With input from eight exceptional dancers, choreographer Lloyd Newson created a tapestry of men—and a few women—who in one form or another have to confront their own sexuality in a world that does not acknowledge anything but binary forms of gender. Drawn on over eighty interviews with people from all over the world, who now live in the United Kingdom, “Straight” is also a great example of how variegated, though sometimes difficult to understand, the King’s English has become. Newson paints a tough and painful picture that is also full of determination, resilience and even a glimpse of humor.
In this country we may be familiar with Roman Catholic and Fundamentalists Christians’ beliefs in regard to homosexuality, or we have read about the schism that threatens the Episcopal Church. Newsom, however, culls his material from a global perspective, including the Islamic world. He cites Nelson Mandela as a leader who recognized that discrimination was wrong—in whatever shape it comes.
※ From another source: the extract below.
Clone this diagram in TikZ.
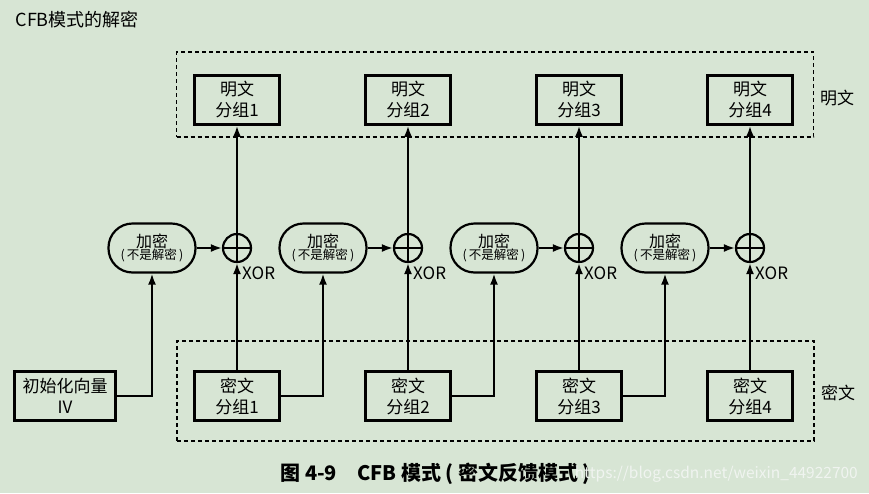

Early in “Straight” video artists Kit Monkman and Tom Wexler (MKA) show us a gorgeous image of the Earth: a beautifully shining globe floating in space Then the narrator begins to tear it apart as we learn of the extent of institutionalized homophobia. In Botswana, he tells us, being homosexual can get you 5-7 years of hard labor. Blood red replaces the continents’ beautiful greens and blues.
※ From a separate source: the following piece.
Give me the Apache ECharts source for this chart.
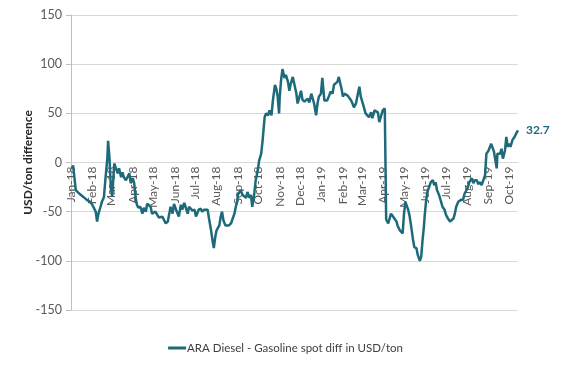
<!DOCTYPE html>
<html>
<head>
<meta charset="utf-8">
<script src="https://cdn.jsdelivr.net/npm/echarts@6/dist/echarts.min.js"></script>
<style>html,body{margin:0;padding:0;background:#fff}#c{width:571px;height:380px}</style>
</head>
<body>
<div id="c"></div>
<script>
const seriesName = 'ARA Diesel - Gasoline spot diff in USD/ton';
const yTicks = [-150, -100, -50, 0, 50, 100, 150];
const monthNames = ['Jan','Feb','Mar','Apr','May','Jun','Jul','Aug','Sep','Oct','Nov','Dec'];
const dates = [
'2018-01-02','2018-01-04','2018-01-08','2018-01-12','2018-01-19','2018-01-24','2018-01-29','2018-02-01','2018-02-06','2018-02-08',
'2018-02-10','2018-02-13','2018-02-15','2018-02-18','2018-02-20','2018-02-23','2018-02-24','2018-02-26','2018-02-28','2018-03-02',
'2018-03-05','2018-03-07','2018-03-10','2018-03-12','2018-03-15','2018-03-17','2018-03-19','2018-03-22','2018-03-27','2018-03-29',
'2018-04-01','2018-04-03','2018-04-05','2018-04-07','2018-04-09','2018-04-12','2018-04-15','2018-04-17','2018-04-20','2018-04-22',
'2018-04-27','2018-04-29','2018-05-04','2018-05-09','2018-05-14','2018-05-19','2018-05-22','2018-05-26','2018-05-29','2018-05-31',
'2018-06-03','2018-06-07','2018-06-10','2018-06-12','2018-06-15','2018-06-17','2018-06-20','2018-06-22','2018-06-27','2018-06-30',
'2018-07-02','2018-07-06','2018-07-09','2018-07-11','2018-07-14','2018-07-16','2018-07-19','2018-07-21','2018-07-24','2018-07-26',
'2018-07-28','2018-07-30','2018-08-01','2018-08-05','2018-08-07','2018-08-09','2018-08-11','2018-08-14','2018-08-19','2018-08-22',
'2018-08-24','2018-08-27','2018-08-29','2018-08-31','2018-09-01','2018-09-05','2018-09-08','2018-09-13','2018-09-15','2018-09-18',
'2018-09-20','2018-09-22','2018-09-25','2018-09-27','2018-09-30','2018-10-02','2018-10-05','2018-10-07','2018-10-10','2018-10-12',
'2018-10-15','2018-10-17','2018-10-20','2018-10-22','2018-10-25','2018-10-27','2018-10-29','2018-10-31','2018-11-01','2018-11-03',
'2018-11-05','2018-11-08','2018-11-10','2018-11-13','2018-11-15','2018-11-17','2018-11-20','2018-11-22','2018-11-25','2018-11-27',
'2018-11-29','2018-12-02','2018-12-04','2018-12-07','2018-12-09','2018-12-12','2018-12-14','2018-12-17','2018-12-19','2018-12-21',
'2018-12-24','2018-12-26','2018-12-28','2018-12-31','2019-01-02','2019-01-05','2019-01-09','2019-01-12','2019-01-14','2019-01-17',
'2019-01-19','2019-01-24','2019-01-26','2019-01-28','2019-01-30','2019-02-01','2019-02-03','2019-02-08','2019-02-13','2019-02-15',
'2019-02-17','2019-02-20','2019-02-22','2019-02-25','2019-02-27','2019-03-02','2019-03-04','2019-03-06','2019-03-11','2019-03-14',
'2019-03-16','2019-03-19','2019-03-24','2019-03-26','2019-03-28','2019-03-31','2019-04-03','2019-04-05','2019-04-08','2019-04-12',
'2019-04-15','2019-04-17','2019-04-20','2019-04-22','2019-04-25','2019-04-27','2019-04-29','2019-05-01','2019-05-03','2019-05-04',
'2019-05-07','2019-05-09','2019-05-11','2019-05-14','2019-05-16','2019-05-19','2019-05-21','2019-05-24','2019-05-26','2019-05-28',
'2019-05-30','2019-05-31','2019-06-02','2019-06-04','2019-06-07','2019-06-09','2019-06-12','2019-06-14','2019-06-16','2019-06-18',
'2019-06-21','2019-06-24','2019-06-26','2019-06-29','2019-07-01','2019-07-04','2019-07-07','2019-07-09','2019-07-12','2019-07-14',
'2019-07-16','2019-07-19','2019-07-21','2019-07-23','2019-07-26','2019-07-28','2019-07-31','2019-08-02','2019-08-04','2019-08-08',
'2019-08-10','2019-08-12','2019-08-15','2019-08-17','2019-08-20','2019-08-22','2019-08-24','2019-08-27','2019-08-29','2019-09-01',
'2019-09-03','2019-09-05','2019-09-07','2019-09-09','2019-09-11','2019-09-13','2019-09-14','2019-09-16','2019-09-18','2019-09-20',
'2019-09-22','2019-09-25','2019-09-27','2019-09-29','2019-10-01','2019-10-03','2019-10-06','2019-10-09','2019-10-11','2019-10-14'
];
const values = [
-6,-3,-28,-31,-35,-38,-40,-43,-50,-60,
-52,-45,-40,-35,-18,5,22,5,-25,-35,
-1,-5,-11,-6,-15,-10,-15,-18,-11,-21,
-16,-21,-35,-43,-46,-45,-52,-46,-50,-42,
-45,-52,-50,-56,-55,-62,-60,-45,-52,-42,
-48,-55,-43,-48,-41,-40,-52,-45,-49,-48,
-55,-48,-47,-50,-48,-50,-48,-57,-69,-79,
-87,-76,-69,-64,-55,-50,-59,-64,-64,-62,
-60,-52,-45,-40,-33,-28,-33,-36,-30,-36,
-33,-45,-31,-18,-8,2,9,22,46,50,
48,53,48,63,79,75,67,50,67,84,
95,86,89,82,73,80,87,89,71,60,
65,73,64,62,60,65,61,70,65,60,
48,60,67,70,86,63,63,68,72,70,
79,82,87,89,75,67,70,68,63,60,
56,60,67,77,67,60,55,50,46,51,
45,53,51,41,46,53,55,-58,-62,-52,
-55,-55,-60,-65,-69,-71,-72,-52,-40,-41,
-48,-54,-63,-78,-86,-87,-94,-100,-96,-79,
-65,-55,-40,-30,-24,-20,-18,-23,-20,-28,
-33,-40,-45,-48,-53,-57,-60,-62,-57,-52,
-45,-40,-41,-38,-38,-32,-28,-25,-20,-16,
-21,-18,-18,-22,-20,-23,-23,-13,9,12,
11,19,21,11,10,-6,9,8,9,14,
4,12,26,16,19,16,23,26,29,32.7
];
const xMin = '2018-01-01';
const xMax = '2019-10-14';

const gridTop = 15, gridBottom = 70, chartH = 380;
const plotH = chartH - gridTop - gridBottom;
// distance from the bottom of the plot to the zero value line
const zeroOffset = plotH * (0 - yTicks[0]) / (yTicks[yTicks.length - 1] - yTicks[0]);

const chart = echarts.init(document.getElementById('c'), null, {renderer: 'canvas'});
const lineColor = '#1d6a7b';
const fontFam = 'Lato, "Noto Sans", sans-serif';
chart.setOption({
  animation: false,
  backgroundColor: '#fff',
  grid: {left: 71, right: 53, top: gridTop, bottom: gridBottom},
  legend: {
    bottom: 21, left: 'center',
    data: [seriesName],
    icon: 'rect', itemWidth: 18, itemHeight: 3, itemGap: 2,
    textStyle: {color: '#404040', fontSize: 11.5, fontFamily: fontFam, padding: [0, 0, 0, -4]}
  },
  xAxis: {
    type: 'time',
    min: xMin, max: xMax,
    offset: -zeroOffset,
    splitNumber: 22,
    minInterval: 28 * 86400000,
    maxInterval: 31 * 86400000,
    axisLine: {show: true, onZero: false, lineStyle: {color: '#d9d9d9', width: 1}},
    axisTick: {show: false},
    splitLine: {show: false},
    axisLabel: {
      rotate: 90, margin: 4,
      color: '#595959', fontSize: 12, fontFamily: fontFam,
      formatter: function (v) {
        const d = new Date(v);
        return monthNames[d.getMonth()] + '-' + String(d.getFullYear()).slice(2);
      }
    }
  },
  yAxis: {
    type: 'value',
    min: yTicks[0], max: yTicks[yTicks.length - 1], interval: 50,
    name: 'USD/ton difference',
    nameLocation: 'middle', nameGap: 37, nameMoveOverlap: false,
    nameTextStyle: {color: '#262626', fontSize: 12, fontWeight: 'bold', fontFamily: fontFam},
    axisLine: {show: true, lineStyle: {color: '#bfbfbf'}},
    axisTick: {show: true, length: 5, lineStyle: {color: '#bfbfbf'}},
    splitLine: {lineStyle: {color: '#d9d9d9'}},
    axisLabel: {color: '#595959', fontSize: 12.5, fontFamily: fontFam, margin: 9}
  },
  series: [{
    name: seriesName,
    type: 'line',
    data: dates.map((d, i) => [d, values[i]]),
    showSymbol: false, symbol: 'none',
    lineStyle: {color: lineColor, width: 2.5},
    itemStyle: {color: lineColor},
    endLabel: {
      show: true, distance: 8,
      color: lineColor, fontWeight: 'bold', fontSize: 12, fontFamily: fontFam,
      formatter: function (p) { return String(p.value[1]); }
    }
  }]
});
</script>
</body>
</html>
Sera Adetoun Akinbiyi remembering her lover’s rape morphed into her partner. She ended up crouched inside a cage-like structure with her attacker pacing behind her gulping from his beer bottle. Groupthink has rarely been more effectively portrayed than in a chair dance that grew bigger and bigger as other men joined the cowboy-like Hannes Langolf. Ankur Bahl’s jump-romping picked up speed and complexity as this young Muslim boy became increasingly panicky about having to confront his father who promptly beat him up. Later Bahl returned as the tortured married man who couldn’t help “dancing when he heard the music.”
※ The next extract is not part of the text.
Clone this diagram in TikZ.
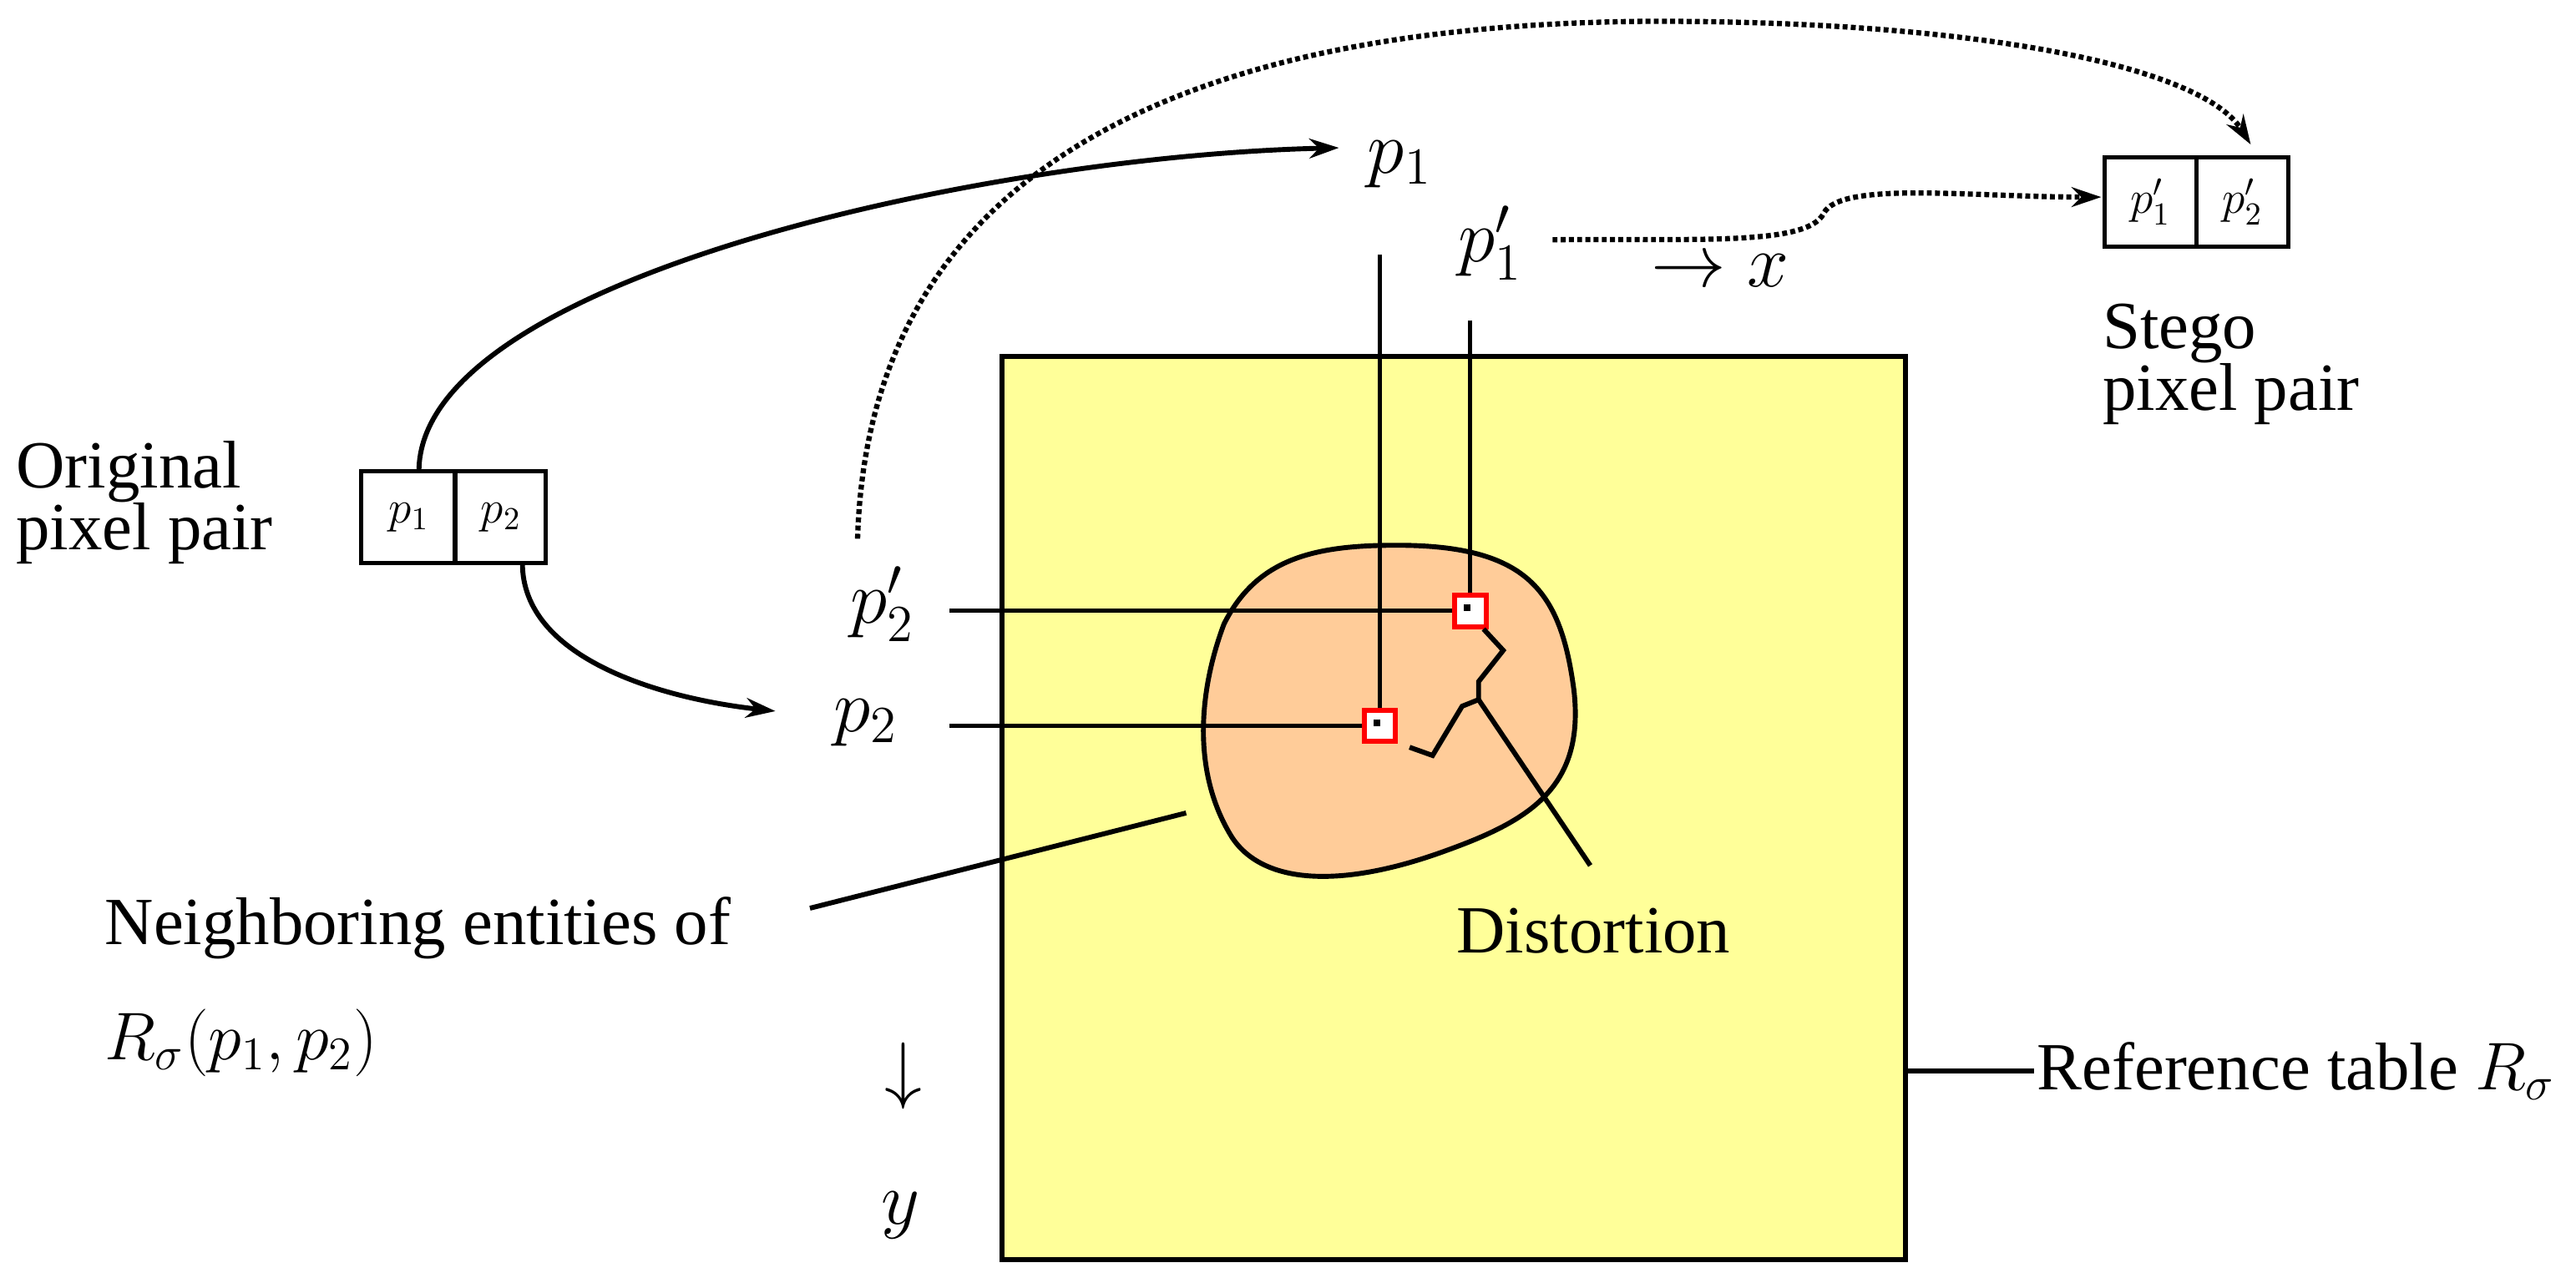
\documentclass[tikz,border=0pt]{standalone}
\usepackage{fontspec}
\setmainfont{Liberation Serif}
\usetikzlibrary{arrows.meta}
\begin{document}
\begin{tikzpicture}[x=1pt,y=1pt,yscale=-1,xscale=1,
  txt/.style={inner sep=0.75pt,font=\fontsize{20.74}{19}\selectfont,scale=1.98},
  big/.style={inner sep=0.75pt,font=\fontsize{20.74}{24}\selectfont,scale=2.2},
  sml/.style={inner sep=0.75pt,font=\fontsize{14.4}{16}\selectfont,scale=1.95},
  lnk/.style={line width=3pt,-{Stealth[length=18pt,width=12pt]}},
  dlnk/.style={lnk,dotted,line width=3.2pt},
  pix/.style={draw=red,line width=3pt,fill=white,minimum size=19pt,inner sep=0pt}]
\useasboundingbox (0,0) rectangle (1568,781);

%Shape: Rectangle
\draw [line width=3pt,fill={rgb,255:red,255;green,255;blue,153}] (610,217) rectangle (1160,767);
%Shape: Blob
\draw [line width=3pt,fill={rgb,255:red,255;green,204;blue,153}] (850,332) .. controls (930,332) and (950,360) .. (958,420) .. controls (965,480) and (930,500) .. (880,518) .. controls (820,540) and (770,540) .. (750,510) .. controls (725,470) and (730,420) .. (745,380) .. controls (765,340) and (800,332) .. (850,332) -- cycle;

% Grid lines
\coordinate (v1) at (840,155); \coordinate (v2) at (895,195);
\coordinate (h1) at (578,442); \coordinate (h2) at (578,372);
\coordinate (c2) at (840,442); \coordinate (c1) at (895,372);
\draw [line width=2.6pt] (v1) -- (c2) -- (h1);
\draw [line width=2.6pt] (v2) -- (c1) -- (h2);
\node [pix] (s2) at (c2) {};
\node [pix] (s1) at (c1) {};
\fill (c2) rectangle +(-4,-4); \fill (c1) rectangle +(-4,-4);

% Text Node
\node [big] (p1) at (852,100) {$p_1$};
\node [big] (p1s) at (907,148) {$p_1'$};
\node [big] (p2s) at (537,368) {$p_2'$};
\node [big] (p2) at (527,440) {$p_2$};
\node [big,anchor=west] (xa) at (1003,165) {$\rightarrow x$};
\node [big] (ya) at (550,655) {$\downarrow$};
\node [big] (yy) at (548,740) {$y$};

%Original pair
\draw [line width=2.6pt] (220,287) rectangle (332,343) (277,287) -- (277,343);
\node [sml] (o1) at (249,315) {$p_1$};
\node [sml] (o2) at (305,315) {$p_2$};
\node [txt,align=left] (ot) at (88,306) {Original\\pixel pair};
%Stego pair
\draw [line width=2.6pt] (1281,96) rectangle (1393,150) (1337,96) -- (1337,150);
\node [sml] (g1) at (1309,123) {$p_1'$};
\node [sml] (g2) at (1365,123) {$p_2'$};
\node [txt,align=left,anchor=west] (gt) at (1278,222) {Stego\\pixel pair};

% Arrows
\coordinate (a1) at (255,287); \coordinate (a2) at (318,343);
\coordinate (a3) at (522,328); \coordinate (a4) at (945,146);
\draw [lnk] (a1) .. controls (255,170) and (600,95) .. (815,90);
\draw [lnk] (a2) .. controls (318,400) and (400,425) .. (472,433);
\draw [dlnk] (a3) .. controls (530,60) and (800,15) .. (1000,13) .. controls (1200,12) and (1340,40) .. (1370,88);
\draw [dlnk] (a4) .. controls (1030,145) and (1100,150) .. (1110,130) .. controls (1120,110) and (1200,120) .. (1279,120);

% Distortion
\draw [line width=3pt] (858,455) -- (872,460) -- (890,430) -- (900,426) -- (900,415) -- (915,396) -- (903,383);
\coordinate (dd) at (968,527);
\draw [line width=3pt] (900,426) -- (dd);
\node [txt] (dt) at (970,567) {Distortion};

% Neighboring
\coordinate (nb) at (722,495);
\node [txt,anchor=west] (nt) at (62,565) {Neighboring entities of};
\draw [line width=3pt] (493,553) -- (nb);
\node [txt,anchor=west] (nr) at (62,635) {$R_\sigma(p_1,p_2)$};

% Reference
\node [txt,anchor=west] (rt) at (1238,652) {Reference table $R_\sigma$};
\draw [line width=3pt] (1160,652) -- (rt);
\end{tikzpicture}
\end{document}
Again and again the lament of being invisible, of not having a story, of not belonging returned. The remedy was always the same, “be a man,” “get yourself a good woman” or “it’s that white girl that did this to you.” In one scene the dancer desperately tried to “adjust” and ended up as a cartoon angel; another one slowly disappeared as a wave of blackness swallowed him up. Yet “Straight” has its moments of humor. When gays were called worse than animals, they donned horse masks for a frolicking game of cue cards.
While much of “Straight’s” attention was focused on the details of the gripping narratives, Newsom’s choreography placed them into an emotionally resonant context. The dances exuded a nervous sense of energy from, quite literally, always having to be “on your toes”. These people seemed to live on an unstable ground, with no center of gravity to hold them in place. The bodies were out of synch within themselves, with the limbs pulling in all directions. Rocking back and forth on their feet, shifting and sliding, mechanical walking— everything suggested anxiety and absences of repose.When a disk jockey, his image reflected in a sickly green mirror, spouted his anti-gay rhetoric, his frantic body language didn’t respond only to the music but to the poison that spilled out of him.
Ermira Goro’s super-fast stepping in place maked her look like a puppet. Later one she twirled across the stage at top speed while the narrator informed us that she was seventy-year sold and “just so very tired”. A male dancer on his way to work dodged and twisted and flinched as if under attack from an invisible enemy. I didn’t catch his narrative but this was a man who lived his life in a war zone.